— start —

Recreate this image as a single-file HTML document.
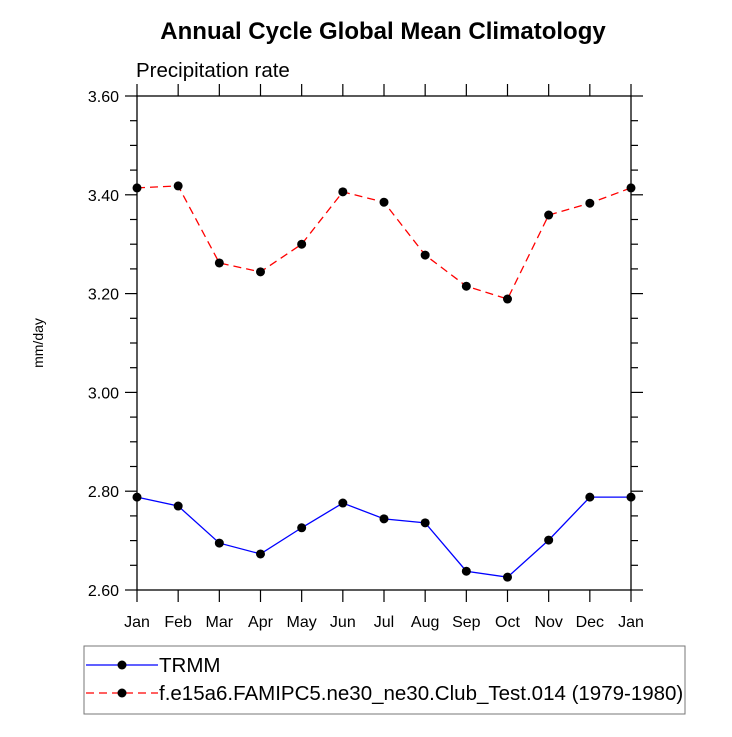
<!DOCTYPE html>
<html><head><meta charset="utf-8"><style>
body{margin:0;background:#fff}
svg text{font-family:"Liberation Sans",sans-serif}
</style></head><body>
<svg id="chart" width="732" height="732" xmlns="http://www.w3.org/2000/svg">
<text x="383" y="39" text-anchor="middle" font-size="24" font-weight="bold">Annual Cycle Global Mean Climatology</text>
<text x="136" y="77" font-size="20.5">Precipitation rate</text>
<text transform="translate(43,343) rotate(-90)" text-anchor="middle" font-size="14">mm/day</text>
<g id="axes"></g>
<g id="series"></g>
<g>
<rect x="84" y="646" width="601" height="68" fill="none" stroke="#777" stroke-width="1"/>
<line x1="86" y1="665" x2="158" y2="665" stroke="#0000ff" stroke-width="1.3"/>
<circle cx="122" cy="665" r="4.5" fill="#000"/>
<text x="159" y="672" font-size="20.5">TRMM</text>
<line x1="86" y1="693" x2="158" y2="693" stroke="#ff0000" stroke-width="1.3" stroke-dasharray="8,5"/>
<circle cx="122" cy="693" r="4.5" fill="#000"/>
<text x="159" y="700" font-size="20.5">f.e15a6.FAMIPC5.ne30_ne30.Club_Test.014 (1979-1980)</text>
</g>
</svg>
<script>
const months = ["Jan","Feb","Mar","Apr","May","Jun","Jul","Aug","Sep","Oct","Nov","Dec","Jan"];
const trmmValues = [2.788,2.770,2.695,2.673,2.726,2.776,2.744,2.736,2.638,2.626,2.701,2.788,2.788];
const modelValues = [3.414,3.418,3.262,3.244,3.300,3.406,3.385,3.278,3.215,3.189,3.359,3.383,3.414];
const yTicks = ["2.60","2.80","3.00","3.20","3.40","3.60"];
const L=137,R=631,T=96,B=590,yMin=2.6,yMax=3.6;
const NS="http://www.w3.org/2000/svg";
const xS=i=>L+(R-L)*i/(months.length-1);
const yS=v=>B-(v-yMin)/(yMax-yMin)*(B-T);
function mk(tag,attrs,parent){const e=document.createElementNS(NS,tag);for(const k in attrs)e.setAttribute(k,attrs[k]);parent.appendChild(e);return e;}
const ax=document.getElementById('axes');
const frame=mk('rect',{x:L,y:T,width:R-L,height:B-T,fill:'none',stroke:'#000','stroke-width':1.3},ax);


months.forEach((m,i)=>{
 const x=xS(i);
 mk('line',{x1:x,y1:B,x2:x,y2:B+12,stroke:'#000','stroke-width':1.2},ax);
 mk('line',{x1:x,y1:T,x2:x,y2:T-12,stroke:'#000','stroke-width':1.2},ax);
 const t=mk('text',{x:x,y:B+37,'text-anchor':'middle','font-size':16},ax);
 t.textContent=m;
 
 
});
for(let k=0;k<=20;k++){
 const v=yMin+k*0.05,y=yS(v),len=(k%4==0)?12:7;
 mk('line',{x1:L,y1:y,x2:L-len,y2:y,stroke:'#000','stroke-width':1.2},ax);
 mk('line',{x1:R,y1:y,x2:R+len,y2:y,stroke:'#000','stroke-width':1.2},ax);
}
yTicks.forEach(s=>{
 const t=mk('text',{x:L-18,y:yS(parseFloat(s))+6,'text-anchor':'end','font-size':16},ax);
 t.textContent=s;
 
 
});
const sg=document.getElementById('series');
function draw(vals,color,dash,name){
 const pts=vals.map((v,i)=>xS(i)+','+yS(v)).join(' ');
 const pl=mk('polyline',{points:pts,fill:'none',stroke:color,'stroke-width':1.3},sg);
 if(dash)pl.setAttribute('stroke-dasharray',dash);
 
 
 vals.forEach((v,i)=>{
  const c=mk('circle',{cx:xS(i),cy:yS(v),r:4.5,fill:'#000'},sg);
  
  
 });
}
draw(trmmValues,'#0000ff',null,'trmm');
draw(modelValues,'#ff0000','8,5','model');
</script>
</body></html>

— end —
— start —

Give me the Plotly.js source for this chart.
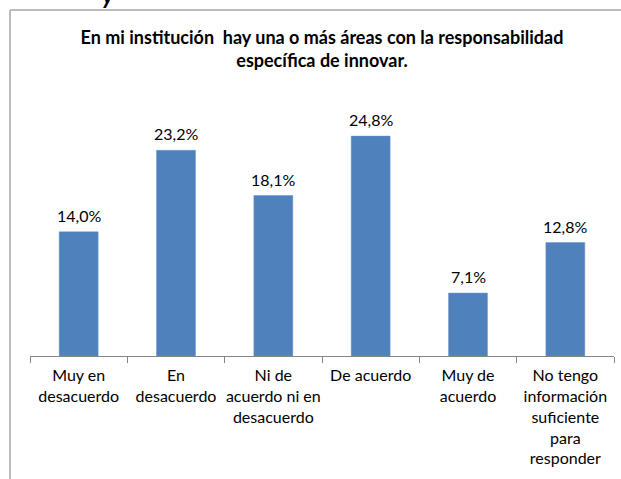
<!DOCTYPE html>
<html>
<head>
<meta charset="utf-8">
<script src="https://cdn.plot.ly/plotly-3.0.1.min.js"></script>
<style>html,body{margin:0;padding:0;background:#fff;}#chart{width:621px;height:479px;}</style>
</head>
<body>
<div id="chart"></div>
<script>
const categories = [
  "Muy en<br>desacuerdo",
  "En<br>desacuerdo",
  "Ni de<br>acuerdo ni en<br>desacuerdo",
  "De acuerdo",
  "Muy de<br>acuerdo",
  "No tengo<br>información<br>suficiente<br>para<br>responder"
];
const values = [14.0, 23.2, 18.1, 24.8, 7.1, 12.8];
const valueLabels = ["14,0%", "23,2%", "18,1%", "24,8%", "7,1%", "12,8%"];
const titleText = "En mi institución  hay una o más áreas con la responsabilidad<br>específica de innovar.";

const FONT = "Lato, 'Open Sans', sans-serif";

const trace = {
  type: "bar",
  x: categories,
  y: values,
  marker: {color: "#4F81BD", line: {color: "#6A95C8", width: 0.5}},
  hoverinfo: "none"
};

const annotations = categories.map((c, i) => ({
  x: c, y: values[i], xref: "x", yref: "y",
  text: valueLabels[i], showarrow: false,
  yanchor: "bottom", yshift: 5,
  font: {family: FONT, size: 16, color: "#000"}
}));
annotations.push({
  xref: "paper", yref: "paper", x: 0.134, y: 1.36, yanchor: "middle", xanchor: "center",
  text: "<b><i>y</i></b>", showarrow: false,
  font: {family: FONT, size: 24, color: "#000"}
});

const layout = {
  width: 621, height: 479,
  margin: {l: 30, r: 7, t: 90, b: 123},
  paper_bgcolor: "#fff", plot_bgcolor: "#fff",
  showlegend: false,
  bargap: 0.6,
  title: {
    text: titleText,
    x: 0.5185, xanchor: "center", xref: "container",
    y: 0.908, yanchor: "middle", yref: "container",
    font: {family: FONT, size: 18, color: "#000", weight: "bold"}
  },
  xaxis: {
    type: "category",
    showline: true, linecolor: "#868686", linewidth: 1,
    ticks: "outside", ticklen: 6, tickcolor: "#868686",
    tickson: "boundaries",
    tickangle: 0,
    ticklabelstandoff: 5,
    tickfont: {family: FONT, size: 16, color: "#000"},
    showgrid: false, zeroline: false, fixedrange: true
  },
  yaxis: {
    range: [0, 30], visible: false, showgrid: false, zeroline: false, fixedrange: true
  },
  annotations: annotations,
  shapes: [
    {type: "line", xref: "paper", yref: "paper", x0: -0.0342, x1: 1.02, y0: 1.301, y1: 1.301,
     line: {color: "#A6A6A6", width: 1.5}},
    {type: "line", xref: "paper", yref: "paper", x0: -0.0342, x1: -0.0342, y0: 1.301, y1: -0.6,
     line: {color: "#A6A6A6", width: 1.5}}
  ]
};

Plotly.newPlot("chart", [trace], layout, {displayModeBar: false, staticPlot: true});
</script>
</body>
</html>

— end —

What this task involves → From the entries, copy out each line containing the word "chart".

Answer to this problem →
<svg id="chart" width="732" height="732" xmlns="http://www.w3.org/2000/svg">
Give me the Plotly.js source for this chart.
<style>html,body{margin:0;padding:0;background:#fff;}#chart{width:621px;height:479px;}</style>
<div id="chart"></div>
Plotly.newPlot("chart", [trace], layout, {displayModeBar: false, staticPlot: true});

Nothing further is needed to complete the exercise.